Let's assume that the bloom filter is as fast as a hash lookup (unlikely, but anyway) - at most it'll be saving me about 5-46ms of lookup time, with some non-trivial additional memory usage and data transfer. I'm 100% OK with having 5-46ms of lookup time if it means that I can have such an incredibly low memory profile. If lookups took somewhere around 200ms then yeah, I'd definitely look at layering a bloom filter on top of this. As it stands though using a bloom filter will only add additional code and memory usage for a negligible amount of benefit.

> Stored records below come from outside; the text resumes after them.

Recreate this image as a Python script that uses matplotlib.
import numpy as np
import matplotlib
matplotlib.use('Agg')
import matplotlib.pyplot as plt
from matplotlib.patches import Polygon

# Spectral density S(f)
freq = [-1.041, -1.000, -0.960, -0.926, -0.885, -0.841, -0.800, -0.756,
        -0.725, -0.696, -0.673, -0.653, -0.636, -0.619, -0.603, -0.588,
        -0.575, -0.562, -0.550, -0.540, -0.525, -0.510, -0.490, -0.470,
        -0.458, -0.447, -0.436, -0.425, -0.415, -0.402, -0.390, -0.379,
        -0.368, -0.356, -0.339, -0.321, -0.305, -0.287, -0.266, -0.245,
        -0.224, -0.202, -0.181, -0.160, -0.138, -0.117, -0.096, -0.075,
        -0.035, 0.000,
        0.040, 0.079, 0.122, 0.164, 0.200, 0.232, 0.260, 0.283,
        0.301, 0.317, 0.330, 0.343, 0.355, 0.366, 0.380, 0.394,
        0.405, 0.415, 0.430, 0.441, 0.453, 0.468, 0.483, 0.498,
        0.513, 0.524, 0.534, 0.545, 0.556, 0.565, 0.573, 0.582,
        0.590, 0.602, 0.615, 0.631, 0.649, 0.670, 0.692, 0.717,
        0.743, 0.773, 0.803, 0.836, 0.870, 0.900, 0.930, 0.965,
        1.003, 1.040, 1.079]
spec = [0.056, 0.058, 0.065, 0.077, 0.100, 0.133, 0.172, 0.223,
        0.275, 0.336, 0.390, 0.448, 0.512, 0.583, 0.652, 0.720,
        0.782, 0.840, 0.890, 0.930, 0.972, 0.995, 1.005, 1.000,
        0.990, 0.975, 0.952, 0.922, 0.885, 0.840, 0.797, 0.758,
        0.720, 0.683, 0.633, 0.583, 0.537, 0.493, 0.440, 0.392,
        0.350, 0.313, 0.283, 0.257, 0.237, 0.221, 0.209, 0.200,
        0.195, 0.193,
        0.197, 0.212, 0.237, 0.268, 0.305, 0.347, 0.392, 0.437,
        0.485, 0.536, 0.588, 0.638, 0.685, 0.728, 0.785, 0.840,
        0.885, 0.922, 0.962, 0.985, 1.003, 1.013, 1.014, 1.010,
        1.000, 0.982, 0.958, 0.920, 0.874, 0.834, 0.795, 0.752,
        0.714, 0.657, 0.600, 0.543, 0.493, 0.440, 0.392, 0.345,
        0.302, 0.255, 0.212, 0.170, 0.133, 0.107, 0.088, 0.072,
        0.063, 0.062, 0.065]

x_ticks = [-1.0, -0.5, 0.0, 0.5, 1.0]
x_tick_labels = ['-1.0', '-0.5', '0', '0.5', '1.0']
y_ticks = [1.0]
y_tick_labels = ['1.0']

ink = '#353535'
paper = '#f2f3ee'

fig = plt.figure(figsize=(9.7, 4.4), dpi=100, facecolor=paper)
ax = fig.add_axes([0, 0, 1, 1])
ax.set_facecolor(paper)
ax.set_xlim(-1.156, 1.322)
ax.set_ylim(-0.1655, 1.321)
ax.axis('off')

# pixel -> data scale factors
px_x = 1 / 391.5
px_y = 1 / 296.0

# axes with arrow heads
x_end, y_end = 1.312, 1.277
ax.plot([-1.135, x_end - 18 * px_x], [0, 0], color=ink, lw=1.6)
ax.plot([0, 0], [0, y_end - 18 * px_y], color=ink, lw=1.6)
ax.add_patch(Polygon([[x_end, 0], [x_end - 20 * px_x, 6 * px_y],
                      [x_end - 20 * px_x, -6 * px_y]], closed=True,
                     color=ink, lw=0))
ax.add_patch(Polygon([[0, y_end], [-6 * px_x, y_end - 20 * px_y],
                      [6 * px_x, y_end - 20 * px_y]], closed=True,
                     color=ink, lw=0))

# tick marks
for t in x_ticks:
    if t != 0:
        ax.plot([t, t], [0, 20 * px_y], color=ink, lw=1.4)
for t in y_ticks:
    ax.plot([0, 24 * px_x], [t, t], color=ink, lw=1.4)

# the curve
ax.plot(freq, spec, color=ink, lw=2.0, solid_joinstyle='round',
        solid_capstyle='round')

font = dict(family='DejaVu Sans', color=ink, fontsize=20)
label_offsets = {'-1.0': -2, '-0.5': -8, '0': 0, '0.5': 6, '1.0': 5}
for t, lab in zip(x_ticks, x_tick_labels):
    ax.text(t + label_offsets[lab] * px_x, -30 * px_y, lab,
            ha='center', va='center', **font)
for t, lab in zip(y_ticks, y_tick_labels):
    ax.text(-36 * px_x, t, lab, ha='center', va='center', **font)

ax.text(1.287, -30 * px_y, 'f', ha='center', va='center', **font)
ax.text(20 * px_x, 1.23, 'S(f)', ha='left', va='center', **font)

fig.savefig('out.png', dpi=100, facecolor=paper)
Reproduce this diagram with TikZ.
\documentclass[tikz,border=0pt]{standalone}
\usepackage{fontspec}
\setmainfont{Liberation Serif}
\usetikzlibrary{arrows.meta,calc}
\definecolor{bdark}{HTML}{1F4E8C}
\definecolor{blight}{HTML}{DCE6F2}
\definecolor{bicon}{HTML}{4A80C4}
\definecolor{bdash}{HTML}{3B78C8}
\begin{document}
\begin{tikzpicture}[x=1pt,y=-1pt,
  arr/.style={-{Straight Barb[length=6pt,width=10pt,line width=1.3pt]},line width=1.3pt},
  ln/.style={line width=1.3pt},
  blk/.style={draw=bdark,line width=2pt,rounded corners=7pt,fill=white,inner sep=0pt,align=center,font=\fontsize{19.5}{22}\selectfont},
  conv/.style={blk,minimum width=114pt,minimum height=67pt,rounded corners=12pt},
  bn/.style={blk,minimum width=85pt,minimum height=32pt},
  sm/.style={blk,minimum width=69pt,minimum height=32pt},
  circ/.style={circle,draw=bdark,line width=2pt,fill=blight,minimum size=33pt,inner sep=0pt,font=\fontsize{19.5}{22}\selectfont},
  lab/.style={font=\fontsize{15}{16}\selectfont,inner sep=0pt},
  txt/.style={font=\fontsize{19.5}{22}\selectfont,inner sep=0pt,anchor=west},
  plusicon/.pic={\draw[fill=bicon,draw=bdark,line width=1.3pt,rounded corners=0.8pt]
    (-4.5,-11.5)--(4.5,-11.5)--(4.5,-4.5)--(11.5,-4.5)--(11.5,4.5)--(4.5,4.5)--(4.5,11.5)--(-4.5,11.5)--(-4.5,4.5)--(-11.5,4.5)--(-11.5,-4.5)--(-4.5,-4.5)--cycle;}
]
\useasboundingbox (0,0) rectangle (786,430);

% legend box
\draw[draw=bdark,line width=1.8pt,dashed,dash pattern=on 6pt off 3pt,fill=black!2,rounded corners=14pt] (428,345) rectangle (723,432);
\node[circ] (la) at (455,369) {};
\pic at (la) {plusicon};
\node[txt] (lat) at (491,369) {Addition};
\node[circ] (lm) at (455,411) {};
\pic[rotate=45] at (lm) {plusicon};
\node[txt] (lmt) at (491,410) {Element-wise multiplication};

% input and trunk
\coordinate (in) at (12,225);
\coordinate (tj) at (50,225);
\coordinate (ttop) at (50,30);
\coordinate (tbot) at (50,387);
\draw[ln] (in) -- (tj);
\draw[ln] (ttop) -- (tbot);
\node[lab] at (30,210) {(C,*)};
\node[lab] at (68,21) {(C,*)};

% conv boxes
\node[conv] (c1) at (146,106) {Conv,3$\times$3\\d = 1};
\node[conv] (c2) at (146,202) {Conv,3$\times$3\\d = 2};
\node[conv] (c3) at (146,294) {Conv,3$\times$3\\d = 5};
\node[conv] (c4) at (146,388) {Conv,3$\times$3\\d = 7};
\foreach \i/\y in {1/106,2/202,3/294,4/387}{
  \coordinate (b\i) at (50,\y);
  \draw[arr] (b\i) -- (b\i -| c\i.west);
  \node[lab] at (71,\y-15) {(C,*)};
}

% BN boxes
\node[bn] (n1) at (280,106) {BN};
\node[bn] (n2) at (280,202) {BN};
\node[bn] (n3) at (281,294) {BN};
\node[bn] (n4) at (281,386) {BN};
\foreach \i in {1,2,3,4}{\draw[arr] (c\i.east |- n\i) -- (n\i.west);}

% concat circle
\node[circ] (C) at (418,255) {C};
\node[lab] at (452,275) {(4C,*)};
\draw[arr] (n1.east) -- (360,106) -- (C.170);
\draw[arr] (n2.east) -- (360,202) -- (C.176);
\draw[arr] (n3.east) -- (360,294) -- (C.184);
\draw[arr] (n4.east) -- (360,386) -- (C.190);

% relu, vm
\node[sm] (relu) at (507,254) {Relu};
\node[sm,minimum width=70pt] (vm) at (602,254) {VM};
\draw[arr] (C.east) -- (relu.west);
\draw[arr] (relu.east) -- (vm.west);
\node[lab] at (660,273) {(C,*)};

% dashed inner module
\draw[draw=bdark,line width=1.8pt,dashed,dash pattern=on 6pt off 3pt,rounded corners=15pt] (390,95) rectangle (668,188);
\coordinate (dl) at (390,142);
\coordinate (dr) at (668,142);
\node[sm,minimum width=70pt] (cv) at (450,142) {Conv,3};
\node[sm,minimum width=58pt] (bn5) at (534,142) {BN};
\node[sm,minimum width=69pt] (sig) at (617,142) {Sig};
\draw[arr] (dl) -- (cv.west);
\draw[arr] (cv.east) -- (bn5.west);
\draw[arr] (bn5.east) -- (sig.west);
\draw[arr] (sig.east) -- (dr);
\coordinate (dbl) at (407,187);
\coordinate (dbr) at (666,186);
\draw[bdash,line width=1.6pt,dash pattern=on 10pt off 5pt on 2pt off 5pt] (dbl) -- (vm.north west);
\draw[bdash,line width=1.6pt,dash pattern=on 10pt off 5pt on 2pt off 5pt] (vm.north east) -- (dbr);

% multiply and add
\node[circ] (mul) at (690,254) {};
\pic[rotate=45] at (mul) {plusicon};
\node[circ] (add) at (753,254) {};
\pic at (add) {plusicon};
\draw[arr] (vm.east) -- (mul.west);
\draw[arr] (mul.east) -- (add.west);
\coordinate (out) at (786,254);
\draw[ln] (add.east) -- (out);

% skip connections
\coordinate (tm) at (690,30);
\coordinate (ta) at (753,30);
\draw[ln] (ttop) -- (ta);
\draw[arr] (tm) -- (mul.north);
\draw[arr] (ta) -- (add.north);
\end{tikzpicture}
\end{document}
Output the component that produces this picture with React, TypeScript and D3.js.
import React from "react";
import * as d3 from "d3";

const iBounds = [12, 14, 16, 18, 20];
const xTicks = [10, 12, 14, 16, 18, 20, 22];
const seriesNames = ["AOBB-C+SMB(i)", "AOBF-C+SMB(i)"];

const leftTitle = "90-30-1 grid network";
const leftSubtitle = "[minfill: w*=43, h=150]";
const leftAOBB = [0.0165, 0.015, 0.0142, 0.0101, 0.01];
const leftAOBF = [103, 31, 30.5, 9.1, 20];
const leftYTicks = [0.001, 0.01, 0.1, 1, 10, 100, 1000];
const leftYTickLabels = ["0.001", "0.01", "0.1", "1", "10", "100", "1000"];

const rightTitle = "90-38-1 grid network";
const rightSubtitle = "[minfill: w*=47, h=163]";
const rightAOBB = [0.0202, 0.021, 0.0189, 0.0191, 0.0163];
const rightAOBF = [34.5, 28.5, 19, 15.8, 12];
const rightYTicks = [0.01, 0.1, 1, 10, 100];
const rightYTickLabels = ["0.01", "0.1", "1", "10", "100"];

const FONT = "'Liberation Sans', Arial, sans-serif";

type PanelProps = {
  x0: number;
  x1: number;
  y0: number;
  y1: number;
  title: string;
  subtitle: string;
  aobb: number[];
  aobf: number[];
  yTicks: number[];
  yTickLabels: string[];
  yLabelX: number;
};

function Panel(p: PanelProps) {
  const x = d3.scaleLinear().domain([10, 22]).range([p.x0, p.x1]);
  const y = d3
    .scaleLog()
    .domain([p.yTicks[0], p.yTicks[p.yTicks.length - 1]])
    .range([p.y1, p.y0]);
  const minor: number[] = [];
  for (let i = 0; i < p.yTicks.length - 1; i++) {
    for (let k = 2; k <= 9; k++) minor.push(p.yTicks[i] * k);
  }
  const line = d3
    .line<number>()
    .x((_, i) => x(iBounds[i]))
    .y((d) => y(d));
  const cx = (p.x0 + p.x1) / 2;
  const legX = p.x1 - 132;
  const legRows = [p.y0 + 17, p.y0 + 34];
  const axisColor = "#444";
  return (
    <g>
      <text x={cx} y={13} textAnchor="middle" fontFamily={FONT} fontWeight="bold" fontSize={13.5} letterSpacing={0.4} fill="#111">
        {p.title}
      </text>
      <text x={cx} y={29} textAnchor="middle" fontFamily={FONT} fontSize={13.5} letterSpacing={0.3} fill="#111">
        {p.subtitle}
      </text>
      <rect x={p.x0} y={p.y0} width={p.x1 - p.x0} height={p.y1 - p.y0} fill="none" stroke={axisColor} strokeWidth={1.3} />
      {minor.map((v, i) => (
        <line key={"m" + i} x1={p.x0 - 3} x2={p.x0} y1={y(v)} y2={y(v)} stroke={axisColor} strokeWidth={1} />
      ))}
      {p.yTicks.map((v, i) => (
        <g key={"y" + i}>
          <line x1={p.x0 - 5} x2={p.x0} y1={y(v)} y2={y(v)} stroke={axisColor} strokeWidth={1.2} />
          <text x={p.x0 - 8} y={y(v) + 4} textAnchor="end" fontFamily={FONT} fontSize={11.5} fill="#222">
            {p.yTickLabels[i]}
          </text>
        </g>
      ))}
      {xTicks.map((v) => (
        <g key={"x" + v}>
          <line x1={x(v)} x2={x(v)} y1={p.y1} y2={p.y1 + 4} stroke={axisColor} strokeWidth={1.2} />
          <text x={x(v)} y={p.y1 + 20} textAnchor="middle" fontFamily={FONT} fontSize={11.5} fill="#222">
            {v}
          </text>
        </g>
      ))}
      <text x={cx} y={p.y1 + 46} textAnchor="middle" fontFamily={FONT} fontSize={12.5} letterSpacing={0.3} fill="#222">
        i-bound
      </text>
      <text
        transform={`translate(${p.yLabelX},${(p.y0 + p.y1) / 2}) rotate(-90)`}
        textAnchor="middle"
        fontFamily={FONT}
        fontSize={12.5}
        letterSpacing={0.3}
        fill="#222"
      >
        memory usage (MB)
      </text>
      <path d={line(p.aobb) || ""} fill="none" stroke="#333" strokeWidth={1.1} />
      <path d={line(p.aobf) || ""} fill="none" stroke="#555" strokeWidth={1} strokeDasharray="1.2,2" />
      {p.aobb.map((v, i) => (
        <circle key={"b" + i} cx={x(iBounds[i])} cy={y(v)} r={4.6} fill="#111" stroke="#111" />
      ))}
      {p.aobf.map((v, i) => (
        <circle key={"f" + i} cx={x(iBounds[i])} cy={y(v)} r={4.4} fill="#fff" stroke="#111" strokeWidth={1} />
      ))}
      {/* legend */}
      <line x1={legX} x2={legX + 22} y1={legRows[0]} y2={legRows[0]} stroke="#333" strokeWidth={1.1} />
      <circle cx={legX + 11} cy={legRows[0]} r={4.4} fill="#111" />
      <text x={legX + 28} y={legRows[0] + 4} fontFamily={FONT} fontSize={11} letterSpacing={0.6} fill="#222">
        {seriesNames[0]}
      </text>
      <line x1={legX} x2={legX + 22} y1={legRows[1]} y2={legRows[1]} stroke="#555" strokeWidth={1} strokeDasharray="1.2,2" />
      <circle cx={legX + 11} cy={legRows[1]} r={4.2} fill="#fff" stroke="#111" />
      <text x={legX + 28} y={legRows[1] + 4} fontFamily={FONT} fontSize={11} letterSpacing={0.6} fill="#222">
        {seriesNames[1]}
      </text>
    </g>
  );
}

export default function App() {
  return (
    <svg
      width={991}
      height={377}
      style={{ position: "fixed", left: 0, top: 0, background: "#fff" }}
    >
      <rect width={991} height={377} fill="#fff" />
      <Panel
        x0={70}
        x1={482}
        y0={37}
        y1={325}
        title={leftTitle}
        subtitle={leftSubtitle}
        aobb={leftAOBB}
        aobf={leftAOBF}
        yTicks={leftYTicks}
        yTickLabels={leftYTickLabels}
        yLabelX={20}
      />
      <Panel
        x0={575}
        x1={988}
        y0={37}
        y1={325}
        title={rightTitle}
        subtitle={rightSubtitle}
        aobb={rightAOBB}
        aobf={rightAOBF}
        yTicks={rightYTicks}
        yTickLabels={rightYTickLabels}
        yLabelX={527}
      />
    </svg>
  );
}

pbrumm · on March 23, 2011

guaranteeing zero errors is a problem. but if the loaded bloom filter size is small you could expand to get a very low false positive.

the first link would do the lookup in javascript so it would run in the client.

and the storage is just a string so wouldn't have the javascript parsing on load.

rorrr · on March 23, 2011

Why do you require 0% error?

jeresig · on March 23, 2011

I would prefer that people spell words in my game that are actually words and not abuses of the system. I expect users to be challenging one another so I'd imagine that they wouldn't take too kindly towards one person getting an unnecessary (and unexpected) advantage.

rorrr · on March 23, 2011

If the error rate is 0.1% it would take a user 1000 tries (on average) to enter a word that's not in the dictionary. That's a lot of attempts.

ot · on March 23, 2011

> However the new Succinct Trie ends up being disturbingly slow (taking about 5.5ms to look up a word in Node.js on a fast machine)

Ouch! A succinct trie I implemented in C++ took 2-3 microseconds for lookups. I guess Javascript is not the best language for low-level data structures engineering.